Begin

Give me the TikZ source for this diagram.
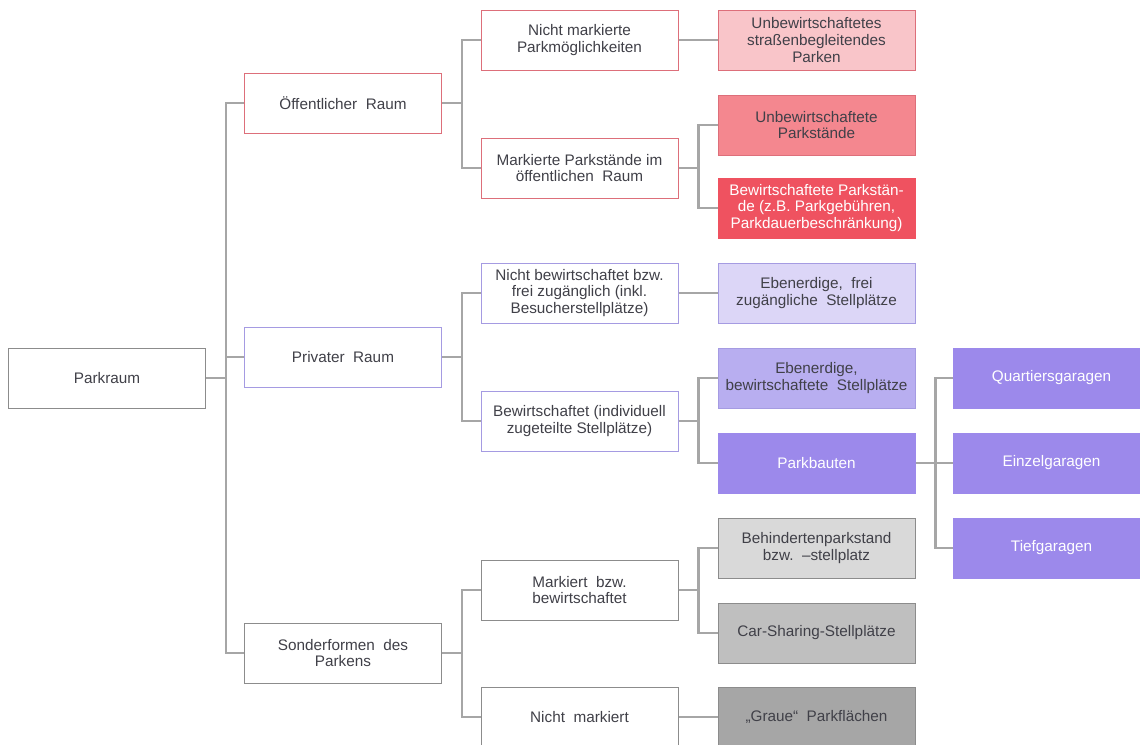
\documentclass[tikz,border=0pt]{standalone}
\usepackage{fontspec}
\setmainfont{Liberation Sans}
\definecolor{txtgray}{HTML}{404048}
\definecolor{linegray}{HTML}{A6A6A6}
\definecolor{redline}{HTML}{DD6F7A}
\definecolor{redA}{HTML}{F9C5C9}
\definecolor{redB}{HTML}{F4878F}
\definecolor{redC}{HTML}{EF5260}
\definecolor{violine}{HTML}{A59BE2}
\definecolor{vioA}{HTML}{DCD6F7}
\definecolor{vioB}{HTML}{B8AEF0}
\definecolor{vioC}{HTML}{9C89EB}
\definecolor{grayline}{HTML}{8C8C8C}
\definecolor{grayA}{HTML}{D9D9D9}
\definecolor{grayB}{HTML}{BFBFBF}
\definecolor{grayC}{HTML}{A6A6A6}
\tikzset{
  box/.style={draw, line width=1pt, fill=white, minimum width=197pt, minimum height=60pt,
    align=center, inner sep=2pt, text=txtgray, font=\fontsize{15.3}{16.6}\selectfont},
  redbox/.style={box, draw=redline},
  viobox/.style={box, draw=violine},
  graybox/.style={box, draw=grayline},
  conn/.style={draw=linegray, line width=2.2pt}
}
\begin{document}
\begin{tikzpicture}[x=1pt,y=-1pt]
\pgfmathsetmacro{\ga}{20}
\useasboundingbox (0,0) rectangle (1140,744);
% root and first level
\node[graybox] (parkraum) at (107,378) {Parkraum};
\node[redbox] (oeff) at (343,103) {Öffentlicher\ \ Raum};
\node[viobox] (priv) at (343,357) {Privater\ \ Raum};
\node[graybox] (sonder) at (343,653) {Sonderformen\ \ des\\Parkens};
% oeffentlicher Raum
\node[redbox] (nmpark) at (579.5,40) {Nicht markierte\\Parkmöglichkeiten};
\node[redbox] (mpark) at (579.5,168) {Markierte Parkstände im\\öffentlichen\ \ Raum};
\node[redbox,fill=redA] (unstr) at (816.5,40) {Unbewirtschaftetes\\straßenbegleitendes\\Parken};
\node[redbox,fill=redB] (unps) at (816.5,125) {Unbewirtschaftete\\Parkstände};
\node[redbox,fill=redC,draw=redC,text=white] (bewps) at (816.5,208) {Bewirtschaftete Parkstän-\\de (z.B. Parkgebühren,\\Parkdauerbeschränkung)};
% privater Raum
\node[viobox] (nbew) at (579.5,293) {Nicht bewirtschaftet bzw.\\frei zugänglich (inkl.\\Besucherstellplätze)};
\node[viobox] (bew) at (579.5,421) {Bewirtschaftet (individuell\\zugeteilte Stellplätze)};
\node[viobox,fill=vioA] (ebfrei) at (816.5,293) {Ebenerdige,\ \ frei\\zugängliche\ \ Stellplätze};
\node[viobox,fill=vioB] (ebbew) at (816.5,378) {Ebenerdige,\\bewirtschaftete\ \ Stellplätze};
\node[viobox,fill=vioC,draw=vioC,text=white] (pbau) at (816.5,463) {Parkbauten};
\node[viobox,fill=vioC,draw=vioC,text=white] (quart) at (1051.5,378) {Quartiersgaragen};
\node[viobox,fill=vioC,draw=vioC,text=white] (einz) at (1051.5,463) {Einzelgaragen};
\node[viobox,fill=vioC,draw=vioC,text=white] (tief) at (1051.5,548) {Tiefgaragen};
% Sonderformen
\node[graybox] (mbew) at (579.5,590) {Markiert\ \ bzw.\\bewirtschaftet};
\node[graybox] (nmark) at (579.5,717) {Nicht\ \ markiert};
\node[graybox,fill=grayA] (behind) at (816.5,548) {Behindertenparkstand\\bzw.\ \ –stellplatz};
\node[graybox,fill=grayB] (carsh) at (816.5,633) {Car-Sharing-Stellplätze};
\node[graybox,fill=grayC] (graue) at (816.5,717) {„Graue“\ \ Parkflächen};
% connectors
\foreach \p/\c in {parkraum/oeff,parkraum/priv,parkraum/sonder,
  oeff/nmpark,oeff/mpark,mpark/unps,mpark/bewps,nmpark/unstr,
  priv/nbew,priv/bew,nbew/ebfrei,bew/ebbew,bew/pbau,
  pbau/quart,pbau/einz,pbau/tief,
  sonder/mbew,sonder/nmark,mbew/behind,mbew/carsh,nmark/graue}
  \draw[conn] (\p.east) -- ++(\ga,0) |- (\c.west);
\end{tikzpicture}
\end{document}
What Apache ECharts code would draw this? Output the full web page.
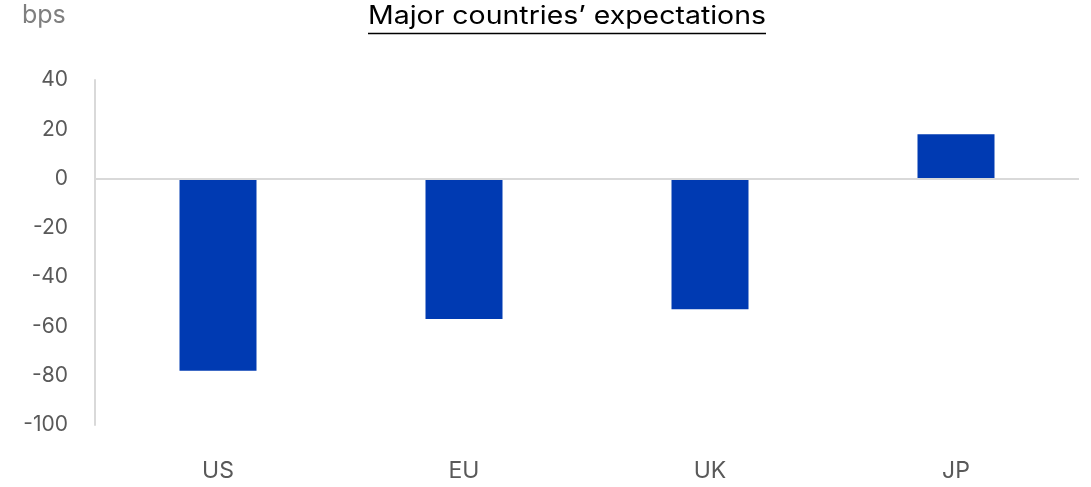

End
Begin

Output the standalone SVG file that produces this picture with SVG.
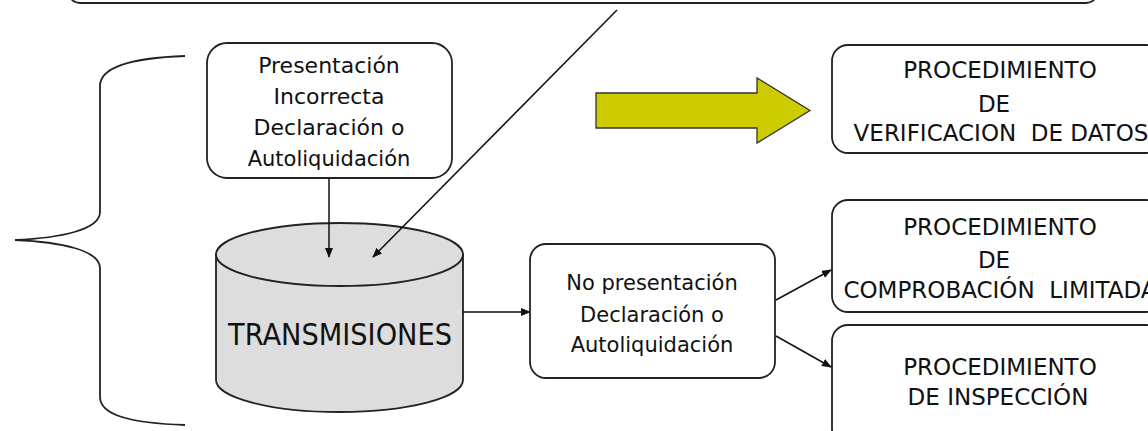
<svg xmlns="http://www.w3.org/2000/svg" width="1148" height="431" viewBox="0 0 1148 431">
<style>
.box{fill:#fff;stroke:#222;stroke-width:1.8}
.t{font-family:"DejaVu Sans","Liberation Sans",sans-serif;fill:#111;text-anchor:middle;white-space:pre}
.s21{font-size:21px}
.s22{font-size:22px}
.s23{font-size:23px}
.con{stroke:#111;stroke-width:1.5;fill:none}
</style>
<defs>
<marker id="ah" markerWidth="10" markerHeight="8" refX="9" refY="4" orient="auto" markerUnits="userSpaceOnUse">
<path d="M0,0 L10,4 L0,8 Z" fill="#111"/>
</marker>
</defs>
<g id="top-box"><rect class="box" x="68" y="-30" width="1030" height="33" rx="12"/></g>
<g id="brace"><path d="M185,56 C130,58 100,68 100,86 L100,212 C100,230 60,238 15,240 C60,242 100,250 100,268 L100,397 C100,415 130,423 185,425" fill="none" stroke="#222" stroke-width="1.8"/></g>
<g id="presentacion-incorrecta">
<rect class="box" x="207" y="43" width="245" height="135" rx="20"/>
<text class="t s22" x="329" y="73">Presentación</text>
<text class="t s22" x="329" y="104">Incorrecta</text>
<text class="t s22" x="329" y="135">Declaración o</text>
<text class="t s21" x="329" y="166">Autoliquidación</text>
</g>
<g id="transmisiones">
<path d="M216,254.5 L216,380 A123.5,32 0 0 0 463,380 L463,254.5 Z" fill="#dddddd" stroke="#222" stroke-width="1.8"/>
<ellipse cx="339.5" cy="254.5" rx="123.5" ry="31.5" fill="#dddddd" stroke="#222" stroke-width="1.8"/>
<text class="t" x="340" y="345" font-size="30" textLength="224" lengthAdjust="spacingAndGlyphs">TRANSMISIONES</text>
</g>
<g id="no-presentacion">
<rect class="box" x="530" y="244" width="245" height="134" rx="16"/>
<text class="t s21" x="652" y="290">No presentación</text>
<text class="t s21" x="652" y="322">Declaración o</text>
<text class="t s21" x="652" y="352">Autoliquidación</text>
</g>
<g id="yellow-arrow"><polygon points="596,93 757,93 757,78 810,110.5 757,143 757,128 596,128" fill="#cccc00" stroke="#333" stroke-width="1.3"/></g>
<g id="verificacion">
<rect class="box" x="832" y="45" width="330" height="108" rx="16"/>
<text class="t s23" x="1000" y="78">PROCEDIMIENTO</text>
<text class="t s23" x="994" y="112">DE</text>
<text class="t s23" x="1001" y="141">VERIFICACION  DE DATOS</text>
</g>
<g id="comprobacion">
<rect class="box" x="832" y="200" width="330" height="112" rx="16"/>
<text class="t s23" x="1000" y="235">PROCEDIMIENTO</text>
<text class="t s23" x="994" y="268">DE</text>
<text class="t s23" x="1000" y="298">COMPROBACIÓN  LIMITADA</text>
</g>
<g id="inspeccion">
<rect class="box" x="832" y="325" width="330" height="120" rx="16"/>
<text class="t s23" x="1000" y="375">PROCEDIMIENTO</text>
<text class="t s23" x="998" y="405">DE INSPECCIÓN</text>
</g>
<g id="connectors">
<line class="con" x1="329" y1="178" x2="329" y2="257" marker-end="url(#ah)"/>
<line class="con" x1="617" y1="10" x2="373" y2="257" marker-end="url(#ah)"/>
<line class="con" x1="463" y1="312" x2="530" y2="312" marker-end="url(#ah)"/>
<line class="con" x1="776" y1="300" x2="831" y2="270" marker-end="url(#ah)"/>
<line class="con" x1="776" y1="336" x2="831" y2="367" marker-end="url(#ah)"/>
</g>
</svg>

End

## Task details
Each line above that includes "Output" counts once; state the total and nothing more.

## Result of the exercise
2